19. Whilst I have only upheld one of the multiple incidents of procedural unfairness that are pleaded in the first ground of appeal, I nevertheless recognise that the right to a fair hearing is absolute and that any infraction is accordingly bound to undermine the safety of the decision upon which it is based. The judge moreover made it plain that, absent documentary evidence, the outcome of the appeal would, “rest on the credibility of the Sponsor and her evidence”. It is further clear that what the judge perceived to be the contradictory evidence concerning the sponsor’s participation in the appellant’s upbringing was a significant factor in finding that the Sponsor was not, “a credible witness” [23].

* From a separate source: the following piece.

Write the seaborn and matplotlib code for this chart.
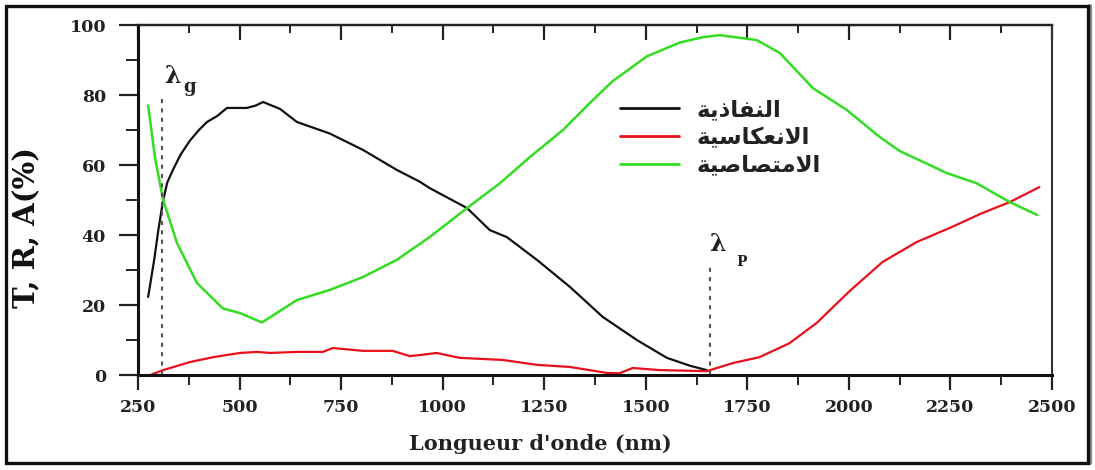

20. As previously noted, the irrationality of the finding that the appellant had not proved that the sponsor’s financial support was necessary to meet her, “essential living needs”, may not of itself have sufficed to merit setting aside the First-tier Tribunal’s decision to dismiss the appeal. However, when taken together with the procedural unfairness that I have upheld in the first ground, I have no doubt that setting aside the decision is the only proper course to take. This will incidentally also allow the appellant to adduce evidence in the First-tier Tribunal that I refused to admit at the ‘error of law stage’ in the Upper Tribunal. I nevertheless stress that this has not played any part in my decision to remit this appeal for rehearing.
Notice of Decision
1. The appeal from the First-tier Tribunal is allowed and its decision to dismiss the appeal from the decision of the Entry Clearance Officer is set aside with none of the findings preserved.
2. The appellant’s appeal from the decision of the Entry Clearance Officer is remitted to be determined by a judge of the First-tier Tribunal other than Judge Turner.